People definitely put value on different aspects. $1500 is way too much for an over 7lb "laptop" There's no way I'd pay for that. I probably wouldn't even buy it at $500. Now if you put that gaming laptop into something the size and weight of Surface Book then I could totally agree with what you're saying. I certainly didn't value an i7 and 1TB enough to pay $3k either.
I'm not sure how a laptop without touch, pen or 2-in-1 design gives you more options though.

As far as reliability and consistency. maybe I just got one of the few good ones they made.
 
Can someone comment on "real world" battery life. MS said you can get 12 hours on a charge, but that was a video rundown test which is irrelevant to using Chrome and apps. Some people have reported only getting 5-6 hours, which is atrocious considering the price.
 
Can someone comment on "real world" battery life. MS said you can get 12 hours on a charge, but that was a video rundown test which is irrelevant to using Chrome and apps.

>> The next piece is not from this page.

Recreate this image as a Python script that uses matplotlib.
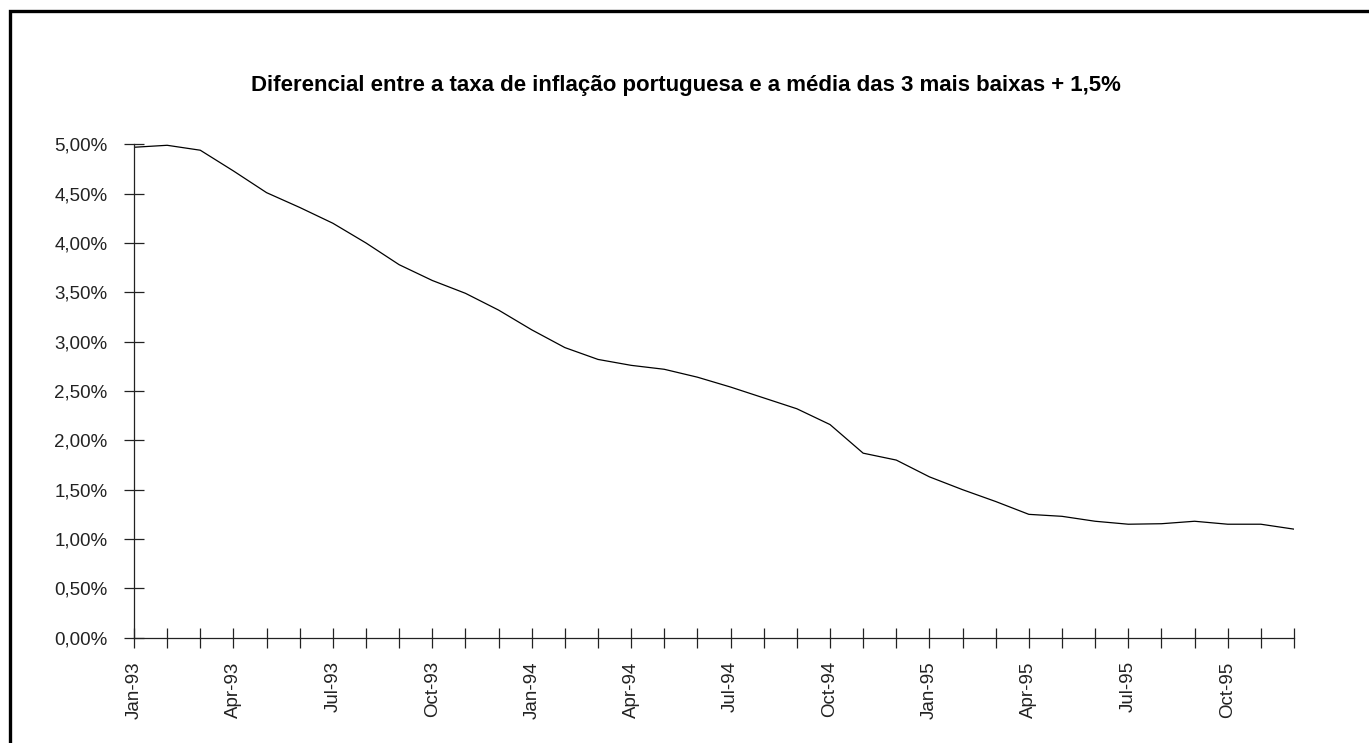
import matplotlib
matplotlib.use('Agg')
import matplotlib.pyplot as plt
from matplotlib.patches import Rectangle
from matplotlib.ticker import FuncFormatter, MultipleLocator

# monthly series, Jan-93 .. Dec-95 (values in %)
months = ['Jan', 'Feb', 'Mar', 'Apr', 'May', 'Jun',
          'Jul', 'Aug', 'Sep', 'Oct', 'Nov', 'Dec']
years = ['93', '94', '95']
differential = [4.97, 4.99, 4.94, 4.73, 4.51, 4.36, 4.20, 4.00, 3.78, 3.62,
                3.49, 3.32, 3.12, 2.94, 2.82, 2.76, 2.72, 2.64, 2.54, 2.43,
                2.32, 2.16, 1.87, 1.80, 1.63, 1.50, 1.38, 1.25, 1.23, 1.18,
                1.15, 1.155, 1.18, 1.15, 1.15, 1.10]
title = 'Diferencial entre a taxa de inflação portuguesa e a média das 3 mais baixas + 1,5%'

plt.rcParams['font.family'] = ['Liberation Sans', 'DejaVu Sans']

dates = ['%s-%s' % (m, y) for y in years for m in months]
x = list(range(len(differential)))

fig = plt.figure(figsize=(13.69, 7.43), dpi=100)
ax = fig.add_axes([134 / 1369, 1 - 637.7 / 743,
                   (1294 - 134) / 1369, (637.7 - 144.3) / 743])

ax.plot(x, differential, color='black', linewidth=0.9)

ax.set_xlim(0, len(differential) - 1)
ax.set_ylim(0, 5)
ax.yaxis.set_major_locator(MultipleLocator(0.5))
ax.yaxis.set_major_formatter(
    FuncFormatter(lambda v, pos: ('%.2f%%' % v).replace('.', ',')))

ax.set_xticks(x, minor=True)
ax.set_xticks(x[::3])
ax.set_xticklabels(dates[::3], rotation=90)

for side in ('top', 'right'):
    ax.spines[side].set_visible(False)
for side in ('left', 'bottom'):
    ax.spines[side].set_linewidth(0.9)
    ax.spines[side].set_color('#222222')

ax.tick_params(axis='both', which='both', direction='inout', length=14,
               width=0.9, color='#222222', labelsize=13.5, labelcolor='#222222')
ax.tick_params(axis='x', which='both', pad=10)
ax.tick_params(axis='y', pad=12)

fig.text(686 / 1369, 1 - 86 / 743, title, ha='center', va='center',
         fontsize=16, fontweight='bold')

# chart-area frame, open on the right and bottom edges
fig.add_artist(Rectangle((9.8 / 1369, -0.05), 1.1, 1 - 11.3 / 743 + 0.05,
                         transform=fig.transFigure, fill=False,
                         linewidth=2.4, edgecolor='black', clip_on=False))

fig.savefig('out.png', dpi=100)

Some people have reported only getting 5-6 hours, which is atrocious considering the price.

It is absolutely not 12 hours. 5-6 hours is spot on. And that is with the brightness turned down to almost half. I think I get like 2 hours with just the tablet portion of the laptop.

I am not sure I ever had a laptop that lasted me 12 hours on a charge.
 
I agree with Lethal's view and the reason is that when you are asking for as much money as they are for these supposedly top of the line devices, there can of course be issues that popup cause nothing is perfect. But from my reading of all the complaints in these posts, Microsoft sold hardware with an OS that hardly compliments the folks that spent their money with a higher expectation and rightfully so. I don't own a surface book, but do own the SP4 and I will be returning it for excessive light bleed. I did not spend over $2000 for the light bleed and rightfully so would not have expected that from a supposedly high quality product.